In order to explain interoperability for those unfamiliar with web3 and blockchain, picture going to your local coffee shop and purchasing your coffee. As you tap or swipe your card to pay for your coffee, both you and the shop are unaware of the details behind the payment– the shop does not care what bank you are using and you do not care which bank the shop is using. All you know is that your funds will be properly transferred to the shop’s accounts in the correct amount, regardless of this detail. This is the interoperability between banks. DeFi platforms seek to create a similar experience by allowing interoperability both between applications and between different chains. One of the most common applications of this is the creation and use of wrapped tokens.

An example of a wrapped token is WBTC, wrapped Bitcoin. Although the value of WBTC is pegged to Bitcoin, operating on the Bitcoin network, it is a token that operates on the Ethereum network. Transferring Bitcoin from one chain to the other is as simple as minting or burning WBTC on Ethereum and storing the appropriate amount of Bitcoin in a smart contract that acts as a vault, allowing for deposits or withdrawals as needed. Through the creation and use of wrapped tokens, DeFi platforms allow for easy interoperability, or movement of funds, between chains.

Automatic/Permissionless

One of the key global financial issues that DeFi seeks to solve is access to the tools that allow for financial independence and wealth building. In order to understand the gravity of this issue, one must first look at the current global financial system and the discrimination that exists within it. In order to participate in the global financial systems, such as the World Bank, countries are required to meet certain economic standards, set by the U.N. For example, countries must operate on a capitalistic, free market as well as meet certain criteria on the U.N.’s human development index. Therefore, countries that do not adhere to Western standards of “development” (i.e. democratic, capitalistic) are barred from participating in the global financial system and, consequently, their citizens suffer.

Additionally, banks themselves can bar individuals from entering the financial system. Because they rely on a physical location, it may be impossible for individuals to travel to a bank in order to open an account. They may also lack initial capital required by the bank (in the United States, $25 is needed to open an account at most major institutions). According to the World Bank, 1.7 billion people in the world do not have a bank account. A core aspect of DeFi is that it allows these people access to the tools used to build wealth– investment, insurance, savings, loans, and more. To further this accessibility, DeFi operates in a permissionless manner. There is no central institution that prevents individuals from opening an account as long as they have an internet connection and, typically, can perform a KYC (Know Your Customer), which requires at most a form of identification. Unlike many global institutions, the entry to DeFi is not discriminatory. In countries where certain demographics, such as women, are prevented from accessing centralized financial institutions, DeFi becomes a much-needed solution for individuals’ financial independence.

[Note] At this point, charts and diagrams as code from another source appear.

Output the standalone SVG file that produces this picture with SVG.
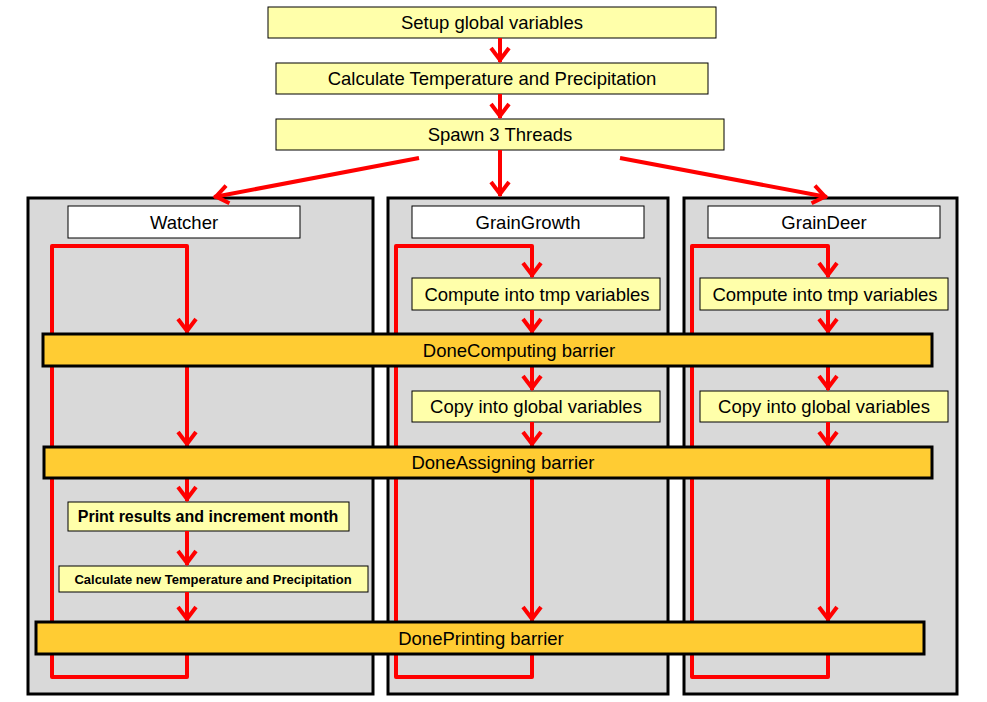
<svg xmlns="http://www.w3.org/2000/svg" width="987" height="702" viewBox="0 0 987 702">
<style>
text{font-family:"Liberation Sans",Arial,sans-serif;fill:#000;text-anchor:middle}
.t{font-size:18.5px}
.box{fill:#FFFFAA;stroke:#000;stroke-width:1}
.title{fill:#FFFFFF;stroke:#000;stroke-width:1}
.cont{fill:#D9D9D9;stroke:#000;stroke-width:3}
.bar{fill:#FFCC33;stroke:#000;stroke-width:3}
.c{fill:none;stroke:#FF0000;stroke-width:4;stroke-linejoin:round}
.a{marker-end:url(#ah)}
</style>
<defs>
<marker id="ah" markerUnits="userSpaceOnUse" markerWidth="30" markerHeight="30" viewBox="-20 -15 30 30" refX="0" refY="0" orient="auto" overflow="visible">
<path d="M-14,-9 L-2,0 L-14,9" fill="none" stroke="#FF0000" stroke-width="4" stroke-linejoin="miter"/>
</marker>
</defs>
<rect width="987" height="702" fill="#FFFFFF"/>

<g id="setup"><rect class="box" x="268" y="7" width="448" height="31"/><text class="t" x="492" y="29">Setup global variables</text></g>
<g id="calc"><rect class="box" x="276" y="63" width="432" height="31"/><text class="t" x="492" y="85">Calculate Temperature and Precipitation</text></g>
<g id="spawn"><rect class="box" x="276" y="119" width="448" height="31"/><text class="t" x="500" y="141">Spawn 3 Threads</text></g>

<g id="watcher"><rect class="cont" x="28" y="198" width="345" height="496"/>
<rect class="title" x="68" y="206" width="232" height="32"/><text class="t" x="184" y="229">Watcher</text></g>
<g id="graingrowth"><rect class="cont" x="388" y="198" width="280" height="496"/>
<rect class="title" x="412" y="206" width="232" height="32"/><text class="t" x="528" y="229">GrainGrowth</text></g>
<g id="graindeer"><rect class="cont" x="684" y="198" width="273" height="496"/>
<rect class="title" x="708" y="206" width="232" height="32"/><text class="t" x="824" y="229">GrainDeer</text></g>

<g id="print"><rect class="box" x="68" y="502" width="281" height="29"/><text x="208" y="522" font-size="16" font-weight="bold">Print results and increment month</text></g>
<g id="calcnew"><rect class="box" x="59" y="566" width="309" height="26"/><text x="213" y="584" font-size="13" font-weight="bold">Calculate new Temperature and Precipitation</text></g>
<g id="gg-compute"><rect class="box" x="412" y="278" width="248" height="32"/><text class="t" x="537" y="301">Compute into tmp variables</text></g>
<g id="gg-copy"><rect class="box" x="412" y="391" width="248" height="31"/><text class="t" x="536" y="413">Copy into global variables</text></g>
<g id="gd-compute"><rect class="box" x="700" y="278" width="248" height="32"/><text class="t" x="825" y="301">Compute into tmp variables</text></g>
<g id="gd-copy"><rect class="box" x="700" y="391" width="248" height="31"/><text class="t" x="824" y="413">Copy into global variables</text></g>

<g id="connectors">
<line class="c a" x1="500" y1="38" x2="500" y2="62"/>
<line class="c a" x1="500" y1="94" x2="500" y2="118"/>
<line class="c a" x1="500" y1="150" x2="500" y2="196"/>
<line class="c a" x1="419" y1="158" x2="214" y2="197"/>
<line class="c a" x1="620" y1="158" x2="827" y2="197"/>

<polyline class="c a" points="187,654 187,677 52,677 52,246 187,246 187,333"/>
<line class="c a" x1="187" y1="366" x2="187" y2="446"/>
<line class="c a" x1="187" y1="478" x2="187" y2="501"/>
<line class="c a" x1="187" y1="531" x2="187" y2="565"/>
<line class="c a" x1="187" y1="592" x2="187" y2="621"/>

<polyline class="c a" points="532,654 532,677 396,677 396,246 532,246 532,277"/>
<line class="c a" x1="532" y1="310" x2="532" y2="333"/>
<line class="c a" x1="532" y1="366" x2="532" y2="390"/>
<line class="c a" x1="532" y1="422" x2="532" y2="446"/>
<line class="c a" x1="532" y1="478" x2="532" y2="621"/>

<polyline class="c a" points="828,654 828,677 692,677 692,246 828,246 828,277"/>
<line class="c a" x1="828" y1="310" x2="828" y2="333"/>
<line class="c a" x1="828" y1="366" x2="828" y2="390"/>
<line class="c a" x1="828" y1="422" x2="828" y2="446"/>
<line class="c a" x1="828" y1="478" x2="828" y2="621"/>
</g>

<g id="donecomputing"><rect class="bar" x="43" y="334" width="889" height="32"/><text class="t" x="519" y="357">DoneComputing barrier</text></g>
<g id="doneassigning"><rect class="bar" x="44" y="447" width="888" height="31"/><text class="t" x="503" y="469">DoneAssigning barrier</text></g>
<g id="doneprinting"><rect class="bar" x="36" y="622" width="888" height="32"/><text class="t" x="481" y="645">DonePrinting barrier</text></g>
</svg>
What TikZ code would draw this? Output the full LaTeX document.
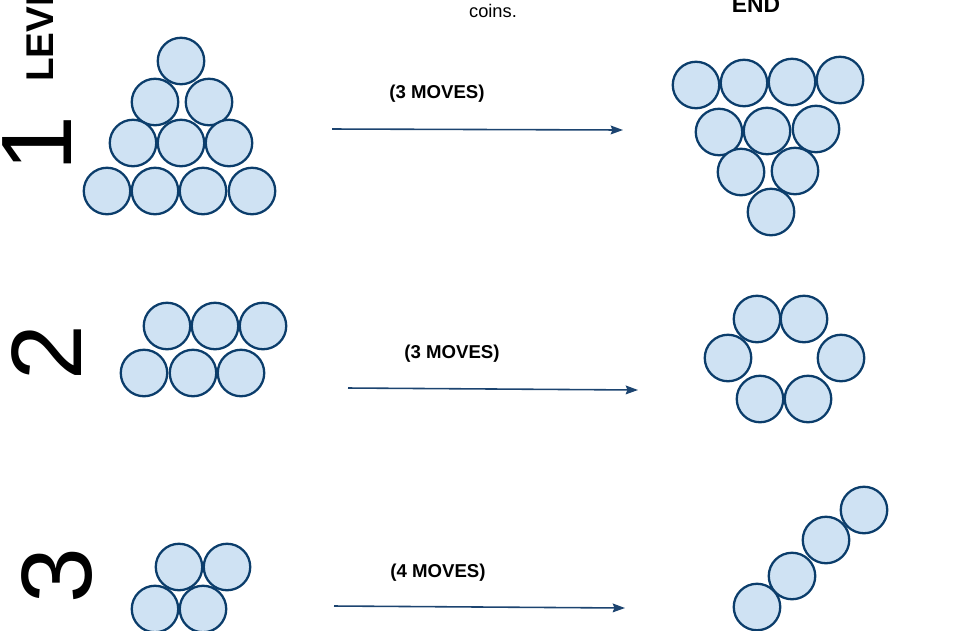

Unlike centralized financial institutions, which can be discriminatory, DeFi platforms operate under one key rule: Code is Law. This means that any transaction you are able to execute with the given code is considered a valid transaction and happens automatically. Crucially, the code in these scenarios (smart contracts) need to be designed with this in mind and prevent hackers and cheaters. An interesting case for this is the DAO hack, where $60 million ether was stolen from smart contracts due to a reentrancy attack. This prompted a split within the community on whether to roll back the blockchain to restore this stolen ether, or to allow the transaction to stand.

The key argument the hacker made during this attack was that the code allowed for the transaction, therefore he was within his rights to keep the ether he had gained. The community ultimately decided to split the blockchain, with the rolled back chain gaining more transaction and legitimacy over time, thus reverting this transaction. Since then, however, progress in the development of blockchain technology and security, through upgradeable contracts, proxy contracts, and auditing services, makes it unlikely that these types of hacks will be rectified in the future. Code has indeed become law. And the most incredible thing about this is that code, unlike traditional financial institutions, doesn’t care who you are. The code executes automatically without checking gender, race, religion, or any other aspect of the caller’s personal identity.

Conclusion

The core tenents of blockchain– decentralization, transparency, security– are very well suited for the use of blockchain in the financial sector. However, DeFi platforms seek to go further to rectify the specific issues caused specifically by a centralized financial system. Interoperability/composability allows for seamless user experience and extensive innovation, while permissionless/automatic code executions allow a wider demographic access to financial independence and wealth-building. For these reasons, DeFi becomes an important part of not only blockchain technology, but global economic and human development.